井上純一(以下、井上):フィギュア部門から撤退することも理由の一つですが、最大の理由は、家賃が高くなったことです。一年半で家賃が2倍になったんですよ(苦笑)。

 僕たちが住んでいたのは双龍(シャンロン)という深センの地下鉄の終点駅そばでした。東京でいうと、新宿から京王線に乗って終点近く、多摩センターくらいの感じだと思ってもらうと近いです。入居した当時は土地が安くて家賃も安かったんです。もう中心部では土地バブルが起きていたのですが、それがどんどん田舎へも広がっていき、とうとう僕らが住むところにもやってきた。

──2年もたたずに家賃をそんなにあげられるのですか?

井上:売れると思っているから強気です。5000万円以上で売るから出ていってくれといわれて引っ越しを決めたけれど、誰も買わないだろうと思っていました。土地の価格が上がるのを見込んで、売りたい人ばかりになっていましたから。結局、僕が住んでいたところも売れないままでした。

──とはいえ、中国だと不動産を買うといっても期限付き使用権ですね。

井上:その期限は永遠に伸びると思いますよ。なぜかというと、期限が過ぎた土地を国へ返却させると、土地の売買が滞るからです。経済を停滞させないために、土地使用権の期間を徐々に伸ばすと中国人は信じています。

──日本に拠点をもどしたということは、行方不明になっている会社の資金の回収がしやすくなるのでしょうか?

井上:謎を解明するのは難しい。何しろ、知っているはずの人間が海外に住んでいるので、裁判を起こすのも難しい。

──以前、お話をうかがったときは、生きているのか死んでいるのかもわからない。連絡がとれないと話されていましたが?
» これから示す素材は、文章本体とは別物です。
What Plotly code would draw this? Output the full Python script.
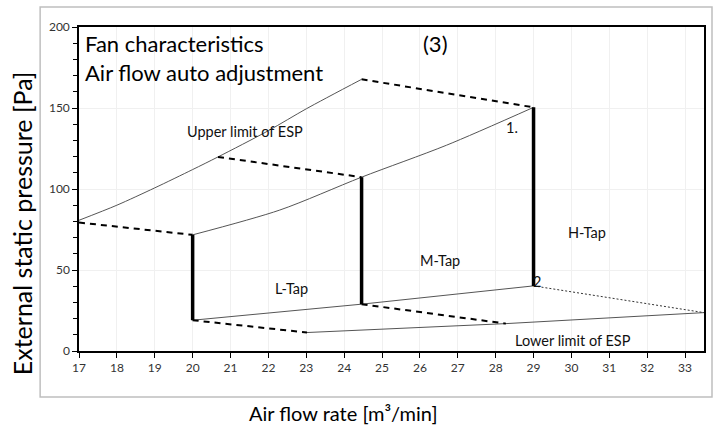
import plotly.graph_objects as go

# ---- data ----
upper_x = [17, 18, 19, 20, 20.67, 22, 23, 24.46]
upper_y = [80.7, 90, 100.7, 112, 119.8, 136, 149.5, 167.7]

mid_x = [20, 22.3, 24.46, 26.7, 29]
mid_y = [71.7, 87, 107.3, 127, 150.4]

low_x = [20, 24.46, 29]
low_y = [19, 28.9, 40.2]

lowlim_x = [23.02, 28.27, 33.5]
lowlim_y = [11.4, 16.9, 23.7]

dash_segments = [
    ([17, 20], [79.3, 71.7]),
    ([20.67, 24.46], [119.8, 107.3]),
    ([24.46, 29], [167.7, 150.4]),
    ([20, 23.02], [19, 11.4]),
    ([24.46, 28.27], [28.9, 16.9]),
]
dotted_segment = ([29, 33.5], [40.2, 23.7])

tap_x = [20, 24.46, 29]
tap_bottom = [19, 28.9, 40.2]
tap_top = [71.7, 107.3, 150.4]

x_ticks = list(range(17, 34))
y_ticks = [0, 50, 100, 150, 200]

labels = [
    ("Upper limit of ESP", 21.39, 135.7),
    ("1.", 28.42, 138.0),
    ("2", 29.1, 42.6),
    ("H-Tap", 30.42, 73.3),
    ("M-Tap", 26.53, 56.0),
    ("L-Tap", 22.6, 38.7),
    ("Lower limit of ESP", 30.03, 6.6),
]

FONT = "Lato, Open Sans, sans-serif"

fig = go.Figure()

thin = dict(color="#555555", width=1)
fig.add_trace(go.Scatter(x=upper_x, y=upper_y, mode="lines", line=dict(shape="spline", smoothing=0.8, **thin)))
fig.add_trace(go.Scatter(x=mid_x, y=mid_y, mode="lines", line=dict(shape="spline", smoothing=0.8, **thin)))
fig.add_trace(go.Scatter(x=low_x, y=low_y, mode="lines", line=thin))
fig.add_trace(go.Scatter(x=lowlim_x, y=lowlim_y, mode="lines", line=thin))

for sx, sy in dash_segments:
    fig.add_trace(go.Scatter(x=sx, y=sy, mode="lines",
                             line=dict(color="black", width=2, dash="6px,5px")))
fig.add_trace(go.Scatter(x=dotted_segment[0], y=dotted_segment[1], mode="lines",
                         line=dict(color="#333333", width=1, dash="2px,2px")))

for x, b, t in zip(tap_x, tap_bottom, tap_top):
    fig.add_trace(go.Scatter(x=[x, x], y=[b, t], mode="lines",
                             line=dict(color="black", width=3.5)))

for text, x, y in labels:
    fig.add_annotation(x=x, y=y, text=text, showarrow=False,
                       font=dict(family=FONT, size=14.5, color="#111111"))

fig.add_annotation(x=17.1, y=190, text="Fan characteristics", showarrow=False,
                   xanchor="left", font=dict(family=FONT, size=22, color="black"))
fig.add_annotation(x=17.1, y=172, text="Air flow auto adjustment", showarrow=False,
                   xanchor="left", font=dict(family=FONT, size=22, color="black"))
fig.add_annotation(x=26.42, y=190, text="(3)", showarrow=False,
                   font=dict(family=FONT, size=22, color="black"))

fig.add_annotation(xref="paper", yref="paper", x=-0.0909, y=0.395,
                   xanchor="center", yanchor="middle",
                   text="External static pressure [Pa]", textangle=-90, showarrow=False,
                   font=dict(family=FONT, size=25, color="black"))
fig.add_annotation(xref="paper", yref="paper", x=0.4226, y=-0.19,
                   xanchor="center", yanchor="middle",
                   text="Air flow rate [m³/min]", showarrow=False,
                   font=dict(family=FONT, size=20, color="black"))

fig.add_shape(type="rect", xref="paper", yref="paper",
              x0=-0.0622, x1=1.0128, y0=-0.142, y1=1.0617,
              line=dict(color="#bfbfbf", width=1.5), layer="below")

fig.update_layout(
    width=715, height=425,
    margin=dict(l=79, r=9, t=27, b=74),
    plot_bgcolor="white", paper_bgcolor="white",
    showlegend=False,
    font=dict(family=FONT),
)
fig.update_xaxes(range=[17, 33.5], tickvals=x_ticks, ticks="outside", ticklen=5,
                 tickcolor="black", showline=True, linecolor="black", linewidth=1.5,
                 mirror=True, showgrid=True, gridcolor="#f0f0f0", zeroline=False,
                 tickfont=dict(size=12, color="#333333", family=FONT))
fig.update_yaxes(range=[0, 200], tickvals=y_ticks, ticks="outside", ticklen=5,
                 tickcolor="black", showline=True, linecolor="black", linewidth=1.5,
                 mirror=True, showgrid=True, gridcolor="#f0f0f0", zeroline=False,
                 minor=dict(dtick=10, ticks="outside", ticklen=4, tickcolor="black", showgrid=False),
                 tickfont=dict(size=12, color="#333333", family=FONT))

fig.write_html("out.html", config={"displayModeBar": False},
               post_script="document.body.style.margin='0';")
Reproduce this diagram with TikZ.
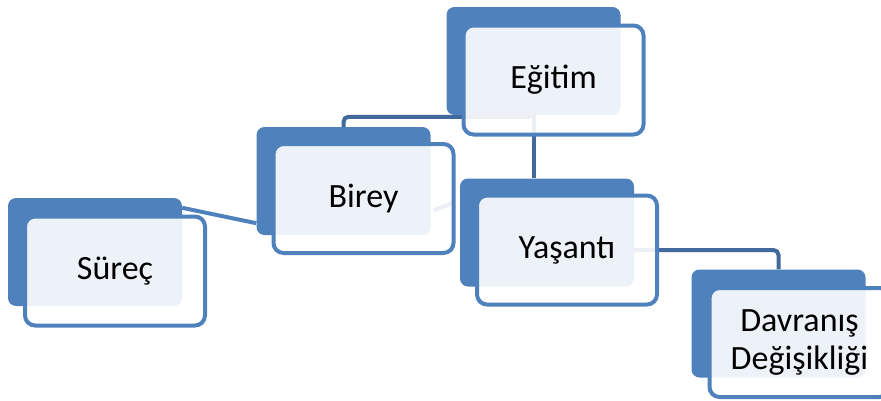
\documentclass[tikz,border=0pt]{standalone}
\usepackage{fontspec}
\setmainfont{Carlito}
\usetikzlibrary{backgrounds}
\definecolor{boksblaa}{HTML}{4F81BD}
\definecolor{linjeblaa}{HTML}{41699B}

\begin{document}
\begin{tikzpicture}[x=1pt,y=-1pt,
    bak/.style={rectangle, rounded corners=8pt, fill=boksblaa, minimum width=174pt, minimum height=108pt, inner sep=0pt},
    foran/.style={rectangle, rounded corners=10pt, draw=boksblaa, line width=4pt, fill=white, fill opacity=0.9, text opacity=1, minimum width=180pt, minimum height=109pt, align=center, font=\fontsize{34}{38}\selectfont},
    link/.style={draw=linjeblaa, line width=4pt, rounded corners=5pt}]
    \useasboundingbox (0,0) rectangle (881,400);

    %Bokse
        \node[bak] (suB) at (95,252) {};
        \node[foran] (suF) at (115,271) {Süreç};
        \node[bak] (biB) at (343.5,181) {};
        \node[foran] (biF) at (363.5,198.5) {Birey};
        \node[bak] (egB) at (533.5,61) {};
        \node[foran] (egF) at (553.5,80) {Eğitim};
        \node[bak] (yaB) at (547,232.5) {};
        \node[foran] (yaF) at (567,250) {Yaşantı};
        \node[bak] (daB) at (778.5,323.5) {};
        \node[foran] (daF) at (799.5,342.5) {Davranış\\Değişikliği};

    %Linjer
    \begin{scope}[on background layer]
        \draw[link, draw=boksblaa] ([yshift=-10pt]suB.north east) -- ([yshift=12pt]biB.south west);
        \draw[link] ([xshift=-2pt,yshift=-4pt]biF.east) -- ++(-20,8);
        \draw[link] (biB.north) -- ++(0,-10) -| (egB.south);
        \draw[link] (egB.south) -- (egB.south |- yaB.north);
        \draw[link] (yaF.center) -| (daB.north);
    \end{scope}
\end{tikzpicture}
\end{document}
井上:生存の確認はできています。でも、裁判というのは、相手のいるところが確実でなければ、そもそも起こせないことになっているんです。ましてや、海外に住所があると、ほぼ不可能です。

──裁判をあきらめたのでしょうか?

井上:違います。まだあきらめていません。でも、諦めることになるかもしれない。逆に向こうが俺のことを訴えてくれれば相手の住所が確定するので、話がすすみそうなんですけどね。ひょっとしたら、向こうの住所かもしれない場所が少し前にわかったんですよ。